I dug my feet into the batter’s box and readied myself for the pitch. As a scrawny 11-year-old, you could almost see my knees trembling as I watched the huge, man sized 12-year-old stare me down. We all thought he was old enough to drive himself to the games – someone needed to check his birth certificate. This wasn’t just any pitcher, it was the pitcher everyone feared. He threw so hard and so fast it was downright scary. He wound up and delivered the first pitch - ‘Bang’! I crushed a line drive and everyone in the stands cheered as it hit the scoreboard just outside the left field fence. It was my first ever homerun. I jumped up and down all the way around the bases until I touched home plate. When I got back to the dugout my coach gave me the ball I had just hit. I smiled from ear to ear.

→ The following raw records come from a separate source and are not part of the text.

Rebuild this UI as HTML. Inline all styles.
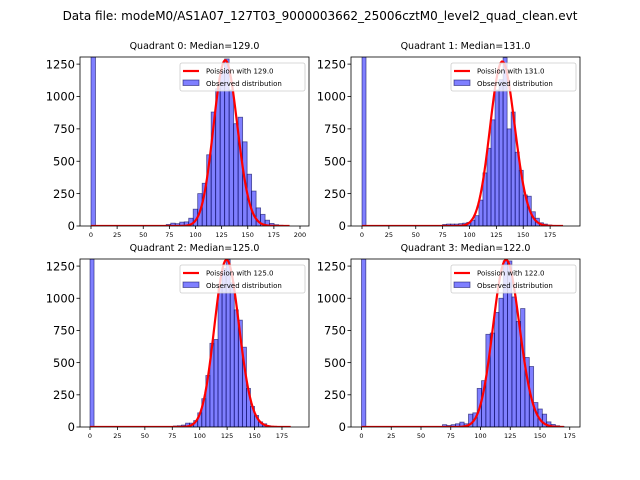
<!DOCTYPE html>
<html><head><meta charset="utf-8">
<style>
body{margin:0;background:#fff;}
svg{display:block;font-family:"DejaVu Sans","Liberation Sans",sans-serif;}
</style></head>
<body>
<svg id="fig" width="640" height="480" xmlns="http://www.w3.org/2000/svg">
<rect width="640" height="480" fill="#fff"/>
<text x="320" y="20" font-size="12" text-anchor="middle">Data file: modeM0/AS1A07_127T03_9000003662_25006cztM0_level2_quad_clean.evt</text>
</svg>
<script>
const quadrantNames = ["Quadrant 0","Quadrant 1","Quadrant 2","Quadrant 3"];
const medians = [129.0, 131.0, 125.0, 122.0];
const binWidths = [4.3, 3.75, 3.7, 3.65];
const binStarts = [72, 75, 76, 68];
const zeroBin = [3000, 3000, 3000, 3000];
const counts0 = [12,22,18,30,32,60,130,250,330,550,880,1060,1200,1290,1050,790,840,650,400,270,140,90,45,20,10,6,3];
const counts1 = [12,15,15,15,18,22,28,45,80,200,410,600,820,1050,1130,1300,750,880,570,430,240,230,110,60,25,15,8,5];
const counts2 = [8,10,15,30,30,50,110,220,400,650,680,1100,1230,1300,1120,910,830,620,300,160,90,40,25,10,5];
const counts3 = [18,12,18,25,38,25,100,110,300,360,720,730,890,1000,1290,1290,1010,820,920,540,470,190,140,100,40,20,10,5];
const allCounts = [counts0,counts1,counts2,counts3];
const curvePeaks = [1280, 1270, 1300, 1300];
const curveMax = [190, 187, 183, 170];
const xTicks0 = [0,25,50,75,100,125,150,175,200];
const xTicksOther = [0,25,50,75,100,125,150,175];
const yTicks = [0,250,500,750,1000,1250];
const yMax = 1305;

const layout = [
  {x0:80,x1:309,y0:57,y1:226,zeroPx:91,ppu:1.045},
  {x0:351,x1:580,y0:57,y1:226,zeroPx:362,ppu:1.075},
  {x0:80,x1:309,y0:259,y1:427,zeroPx:90,ppu:1.097},
  {x0:351,x1:580,y0:259,y1:427,zeroPx:361.5,ppu:1.19}
];
const NS="http://www.w3.org/2000/svg";
const svg=document.getElementById('fig');
function mk(tag,attrs,parent){const e=document.createElementNS(NS,tag);for(const k in attrs)e.setAttribute(k,attrs[k]);(parent||svg).appendChild(e);return e;}
function lgamma(n){let s=0;for(let i=2;i<=n;i++)s+=Math.log(i);return s;}

for(let q=0;q<4;q++){
  const L=layout[q];
  const g=mk('g',{});
  
  
  const xs=v=>L.zeroPx+v*L.ppu;
  const ys=v=>L.y1-(Math.min(v,yMax)/yMax)*(L.y1-L.y0);
  const clipId='clip'+q;
  const cp=mk('clipPath',{id:clipId},g);mk('rect',{x:L.x0,y:L.y0,width:L.x1-L.x0,height:L.y1-L.y0},cp);
  const bars=mk('g',{'clip-path':'url(#'+clipId+')'},g);
  const w=binWidths[q];
  const zb=mk('rect',{x:xs(0),y:ys(zeroBin[q]),width:w*L.ppu,height:L.y1-ys(zeroBin[q]),fill:'rgba(0,0,255,0.5)',stroke:'rgba(0,0,80,0.6)','stroke-width':0.8},bars);
  
  
  const c=allCounts[q];
  for(let i=0;i<c.length;i++){
    const x=binStarts[q]+i*w;
    const r=mk('rect',{x:xs(x),y:ys(c[i]),width:w*L.ppu,height:L.y1-ys(c[i]),fill:'rgba(0,0,255,0.5)',stroke:'rgba(0,0,80,0.6)','stroke-width':0.8},bars);
    
    
  }
  const lam=medians[q];
  const scale=curvePeaks[q]*Math.sqrt(2*Math.PI*lam);
  let d='';
  for(let k=0;k<=curveMax[q];k++){
    const p=Math.exp(k*Math.log(lam)-lam-lgamma(k))*scale;
    d+=(k?'L':'M')+xs(k).toFixed(2)+','+ys(p).toFixed(2);
  }
  const pl=mk('path',{d:d,fill:'none',stroke:'#ff0000','stroke-width':2.2},bars);
  
  
  mk('rect',{x:L.x0,y:L.y0,width:L.x1-L.x0,height:L.y1-L.y0,fill:'none',stroke:'#000','stroke-width':0.8},g);
  const t=mk('text',{x:(L.x0+L.x1)/2,y:L.y0-8,'font-size':9.5,'text-anchor':'middle'},g);
  t.textContent=quadrantNames[q]+': Median='+medians[q].toFixed(1);
  
  
  const xt=q===0?xTicks0:xTicksOther;
  xt.forEach(v=>{
    mk('line',{x1:xs(v),x2:xs(v),y1:L.y1,y2:L.y1+3,stroke:'#000','stroke-width':0.8},g);
    const tx=mk('text',{x:xs(v),y:L.y1+11,'font-size':6.5,'text-anchor':'middle'},g);
    tx.textContent=v;
    
    
  });
  yTicks.forEach(v=>{
    mk('line',{x1:L.x0-3.5,x2:L.x0,y1:ys(v),y2:ys(v),stroke:'#000','stroke-width':0.8},g);
    const ty=mk('text',{x:L.x0-5,y:ys(v)+4.2,'font-size':11.5,'text-anchor':'end'},g);
    ty.textContent=v;
    
    
  });
  const lg=mk('g',{},g);
  
  
  const lx=L.x1-129, ly=L.y0+6;
  mk('rect',{x:lx,y:ly,width:125,height:28,rx:2,fill:'rgba(255,255,255,0.8)',stroke:'#ccc','stroke-width':0.8},lg);
  mk('line',{x1:lx+3,x2:lx+19,y1:ly+8,y2:ly+8,stroke:'#ff0000','stroke-width':2.2},lg);
  const l1=mk('text',{x:lx+26,y:ly+10.5,'font-size':7},lg);l1.textContent='Poission with '+medians[q].toFixed(1);
  
  
  mk('rect',{x:lx+3,y:ly+17,width:16,height:5.5,fill:'rgba(0,0,255,0.5)',stroke:'rgba(0,0,80,0.6)','stroke-width':0.8},lg);
  const l2=mk('text',{x:lx+26,y:ly+23,'font-size':7},lg);l2.textContent='Observed distribution';
  
  
}
</script>
</body></html>
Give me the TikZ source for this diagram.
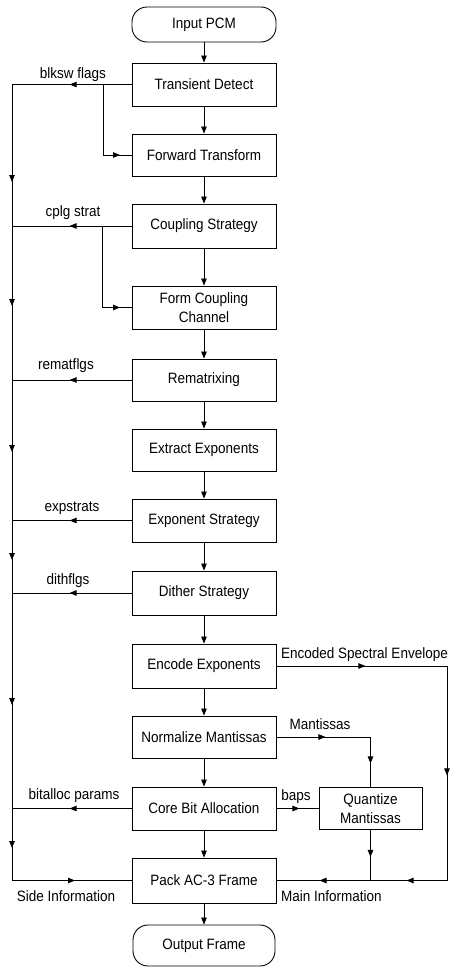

I cherished that ball so much. As soon as I got home I wrote the date and ‘All-Star Game’ on it so I’d always remember that amazing day at the ballpark. I placed it on my shelf in my bedroom and showed everyone that entered while also telling the story – some heard it many times. No one was ever allowed to play with it or even touch it (especially my brothers). But as the years went on, I paid less and less attention to that ball. Its spot on the shelf became no better than the books and trinkets on each side - all collecting dust.

Our relationships can be very similar. When we first start off dating, and in the ‘honeymoon’ phase of marriage, we cherish our spouse like crazy. We love telling everyone about them and spending every waking moment with them. There is no one you value more and no one you’d rather be with than that person. But if we’re not careful, our relationships can begin collecting dust too. Can anyone relate?

Let’s be honest here, most guys feel like they hit a ‘homerun’ when they married their spouse. I’d even say that some of us married out of our league – I know I did. I want to encourage the fellas out there to continue telling their wife how beautiful she is and how much she means to you. Continue dating her on a regular basis and always be adventurous. Keep buying her flowers, candy and gifts. Make her feel special, like she is the only woman in the world. Tell her you love her everyday – she wants to hear it, she needs to hear it. Show your wife how much you cherish her. Let her know how lucky you really are to be her husband.

Same goes for the ladies. Let me encourage you to let your husband know how much you love and appreciate him. Send a quick text while he’s at work that says you are thinking about him. Next time you are in a group, say something nice about him in front of others. Do something around the house that he’ll appreciate. Be his biggest cheerleader and supporter of all his dreams – even when he fails. Let him know how lucky you are to be his wife.

Together Time: Talk it over with your spouse and ask for specifics on what makes them feel loved and cherished. Perhaps even something as simple as that can make them feel as happy as if they’ve just hit a homerun.

Ephesians 5:31-33 ~ As the Scriptures say, “A man leaves his father and mother and is joined to his wife, and the two are united into one.” This is a great mystery, but it is an illustration of the way Christ and the church are one. So again I say, each man must love his wife as he loves himself, and the wife must respect her husband.